Given request ▸ Find each line with the word "script" and copy it.

───── Extracted information ─────

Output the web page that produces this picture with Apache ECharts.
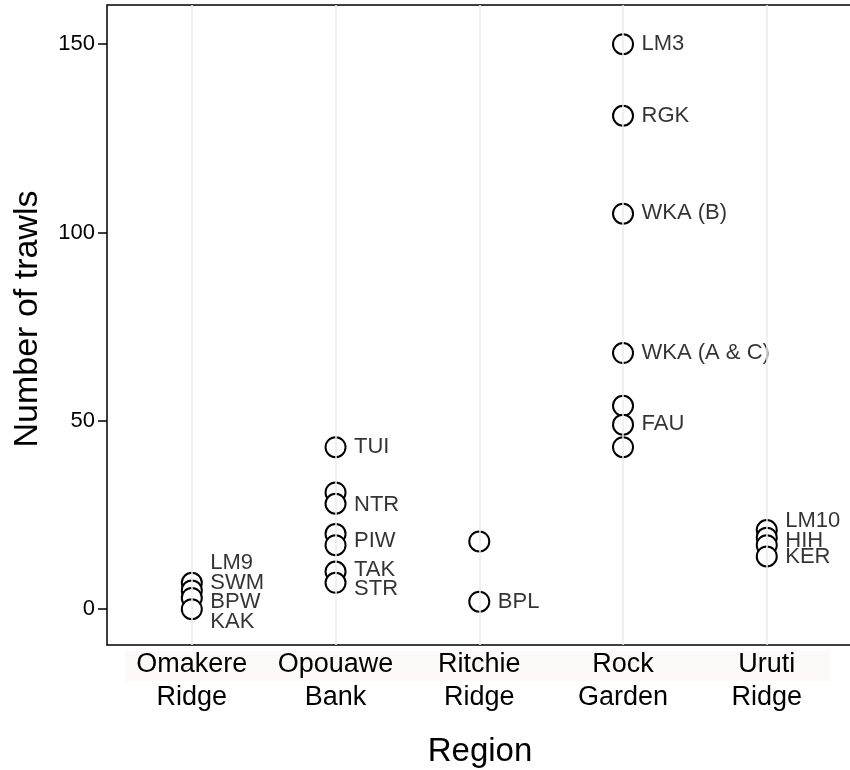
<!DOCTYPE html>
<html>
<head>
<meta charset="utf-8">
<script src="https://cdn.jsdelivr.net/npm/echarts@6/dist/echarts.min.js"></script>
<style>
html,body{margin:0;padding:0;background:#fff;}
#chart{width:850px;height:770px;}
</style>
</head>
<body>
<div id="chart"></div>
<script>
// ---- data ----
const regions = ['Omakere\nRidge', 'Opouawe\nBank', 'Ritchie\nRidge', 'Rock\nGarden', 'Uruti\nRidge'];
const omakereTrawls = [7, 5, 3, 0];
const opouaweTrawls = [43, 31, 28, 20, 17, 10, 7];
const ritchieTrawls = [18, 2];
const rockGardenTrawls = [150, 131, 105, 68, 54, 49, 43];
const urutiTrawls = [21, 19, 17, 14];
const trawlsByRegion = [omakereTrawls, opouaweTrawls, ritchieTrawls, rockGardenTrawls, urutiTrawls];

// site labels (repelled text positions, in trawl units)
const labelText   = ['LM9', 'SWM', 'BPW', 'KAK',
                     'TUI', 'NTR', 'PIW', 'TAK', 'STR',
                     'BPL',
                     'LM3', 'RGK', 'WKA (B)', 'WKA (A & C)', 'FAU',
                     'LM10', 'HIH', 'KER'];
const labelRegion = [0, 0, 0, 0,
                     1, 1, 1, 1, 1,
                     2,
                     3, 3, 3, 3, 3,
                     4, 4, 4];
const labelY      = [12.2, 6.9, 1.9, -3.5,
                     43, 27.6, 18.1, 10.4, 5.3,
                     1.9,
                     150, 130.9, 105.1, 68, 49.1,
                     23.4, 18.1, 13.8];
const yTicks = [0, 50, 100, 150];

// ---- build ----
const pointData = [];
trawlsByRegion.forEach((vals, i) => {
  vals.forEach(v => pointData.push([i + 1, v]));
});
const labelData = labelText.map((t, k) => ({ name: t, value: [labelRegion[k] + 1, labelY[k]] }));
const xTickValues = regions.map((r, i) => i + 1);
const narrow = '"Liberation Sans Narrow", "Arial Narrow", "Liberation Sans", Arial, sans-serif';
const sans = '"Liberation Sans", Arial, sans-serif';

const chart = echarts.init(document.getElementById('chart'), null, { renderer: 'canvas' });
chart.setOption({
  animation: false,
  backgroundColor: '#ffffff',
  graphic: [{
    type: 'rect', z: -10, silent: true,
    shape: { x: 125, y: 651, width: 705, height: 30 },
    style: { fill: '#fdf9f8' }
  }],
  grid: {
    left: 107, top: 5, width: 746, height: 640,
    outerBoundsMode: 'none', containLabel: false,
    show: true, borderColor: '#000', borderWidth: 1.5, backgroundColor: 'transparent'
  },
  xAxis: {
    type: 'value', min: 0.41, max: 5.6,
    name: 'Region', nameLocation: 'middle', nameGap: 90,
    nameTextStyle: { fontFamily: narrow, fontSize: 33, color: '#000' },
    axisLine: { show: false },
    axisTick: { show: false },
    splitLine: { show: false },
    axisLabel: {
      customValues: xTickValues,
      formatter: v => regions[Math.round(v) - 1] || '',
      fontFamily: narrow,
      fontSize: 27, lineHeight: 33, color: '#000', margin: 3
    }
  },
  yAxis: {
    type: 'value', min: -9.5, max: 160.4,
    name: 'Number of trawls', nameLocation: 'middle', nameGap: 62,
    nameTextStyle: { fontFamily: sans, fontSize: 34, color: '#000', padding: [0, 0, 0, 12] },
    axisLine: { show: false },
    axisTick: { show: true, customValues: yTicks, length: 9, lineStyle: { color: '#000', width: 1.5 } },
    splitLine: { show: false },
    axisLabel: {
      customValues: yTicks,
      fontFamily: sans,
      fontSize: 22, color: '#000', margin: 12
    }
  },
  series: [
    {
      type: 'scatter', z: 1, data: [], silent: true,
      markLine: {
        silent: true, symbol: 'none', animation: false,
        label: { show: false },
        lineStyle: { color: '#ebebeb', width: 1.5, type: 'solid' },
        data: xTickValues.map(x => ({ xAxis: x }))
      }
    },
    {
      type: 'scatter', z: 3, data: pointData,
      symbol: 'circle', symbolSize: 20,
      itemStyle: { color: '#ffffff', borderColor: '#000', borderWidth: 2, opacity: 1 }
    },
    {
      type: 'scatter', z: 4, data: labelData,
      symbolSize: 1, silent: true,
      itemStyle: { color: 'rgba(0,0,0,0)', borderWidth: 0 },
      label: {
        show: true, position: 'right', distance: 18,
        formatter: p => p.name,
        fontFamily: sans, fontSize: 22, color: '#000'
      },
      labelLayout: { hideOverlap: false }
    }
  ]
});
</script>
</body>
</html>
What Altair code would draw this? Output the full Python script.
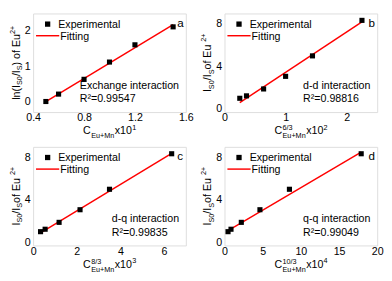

─────

Finished exercise ▸
<script src="https://cdn.jsdelivr.net/npm/echarts@6/dist/echarts.min.js"></script>
<script>
</script>
What Altair code would draw this? Output the full Python script.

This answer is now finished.